Clearly, you understand why it's better to avoid using AsEnumerable()
the way you do in your question.
Also, some of the other answers have made it very clear why calling AsEnumerable()
changes the way the query is performed and read. In short, it's because you are then invoking IEnumrable<T>
extension methods rather than the IQueryable<T>
extension methods, the latter allowing you to combine predicates before executing the query in the database.
However, I still feel that this doesn't answer your actual question, which is a legitimate question. You said (emphasis mine):
What I mean is that this code:
context.Logs.AsEnumerable().Where(x => x.Id % 2 == 0).Take(100).ToList();
will download all the rows from the table before passing any row to the Where()
method and there could be millions of rows in the table.
My question to you is: what made you conclude that this is true?
I would argue that, because you are using IEnumrable<T>
instead of IQueryable<T>
, it's true that the query being performed in the database will be a simple:
select * from logs
... without any predicates, unlike what would have happened if you had used IQueryable<T>
to invoke Where
and Take
.
However, the AsEnumerable()
method call does not fetch all the rows at that moment, as other answers have implied. In fact, this is the implementation of the AsEnumerable()
call:
public static IEnumerable<TSource> AsEnumerable<TSource>(this IEnumerable<TSource> source)
{
return source;
}
There is no fetching going on there. In fact, even the calls to IEnumerable<T>.Where()
and IEnumerable<T>.Take()
don't actually start fetching any rows at that moment. They simply setup wrapping IEnumerable
s that will filter results as they are iterated on. The fetching and iterating of the results really only begins when ToList()
is called.
So when you say:
Couldn't EF do on demand loading of rows like you can with plain ADO.NET using Read()
method of SqlDataReader
and save time and bandwidth?
... again, my question to you would be: doesn't it do that already?

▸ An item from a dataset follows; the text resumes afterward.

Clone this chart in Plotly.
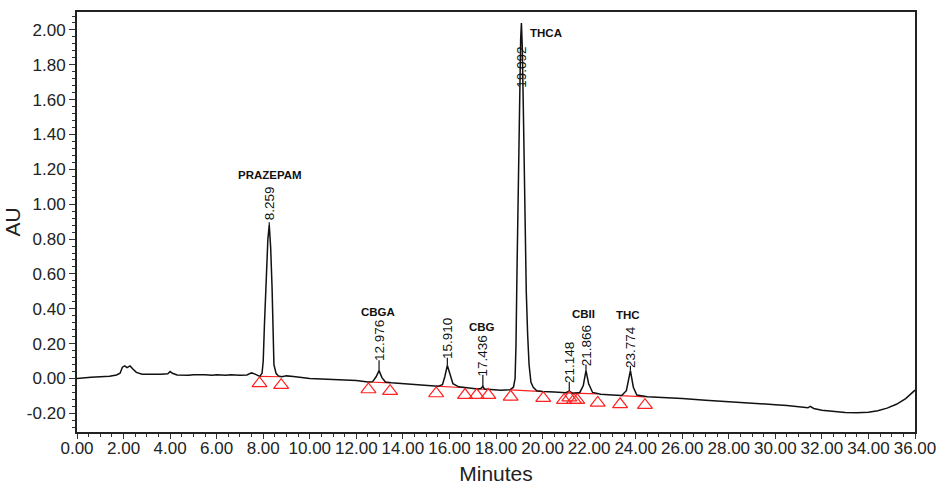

If your table had 1,000,000
rows, I would still expect your code snippet to only fetch up to 100
rows that satisfy your Where
condition, and then stop fetching rows.
To prove the point, try running the following little program:
static void Main(string[] args)
{
var list = PretendImAOneMillionRecordTable().Where(i => i < 500).Take(10).ToList();
}
private static IEnumerable<int> PretendImAOneMillionRecordTable()
{
for (int i = 0; i < 1000000; i++)
{
Console.WriteLine("fetching {0}", i);
yield return i;
}
}
... when I run it, I only get the following 10 lines of output:
fetching 0
fetching 1
fetching 2
fetching 3
fetching 4
fetching 5
fetching 6
fetching 7
fetching 8
fetching 9
It doesn't iterate through the whole set of 1,000,000
"rows" even though I am chaining Where()
and Take()
calls on IEnumerable<T>
.
Now, you do have to keep in mind that, for your little EF code snippet, if you test it using a very small table, it may actually fetch all the rows at once, if all the rows fit within the value for SqlConnection.PacketSize. This is normal. Every time SqlDataReader.Read()
is called, it never only fetches a single row at a time. To reduce the amount of network call roundtrips, it will always try to fetch a batch of rows at a time. I wonder if this is what you observed, and this mislead you into thinking that AsEnumerable()
was causing all rows to be fetched from the table.
Even though you will find that your example doesn't perform nearly as bad as you thought, this would not be a reason not to use IQueryable
. Using IQueryable
to construct more complex database queries will almost always provide better performance, because you can then benefit from database indexes, etc to fetch results more efficiently.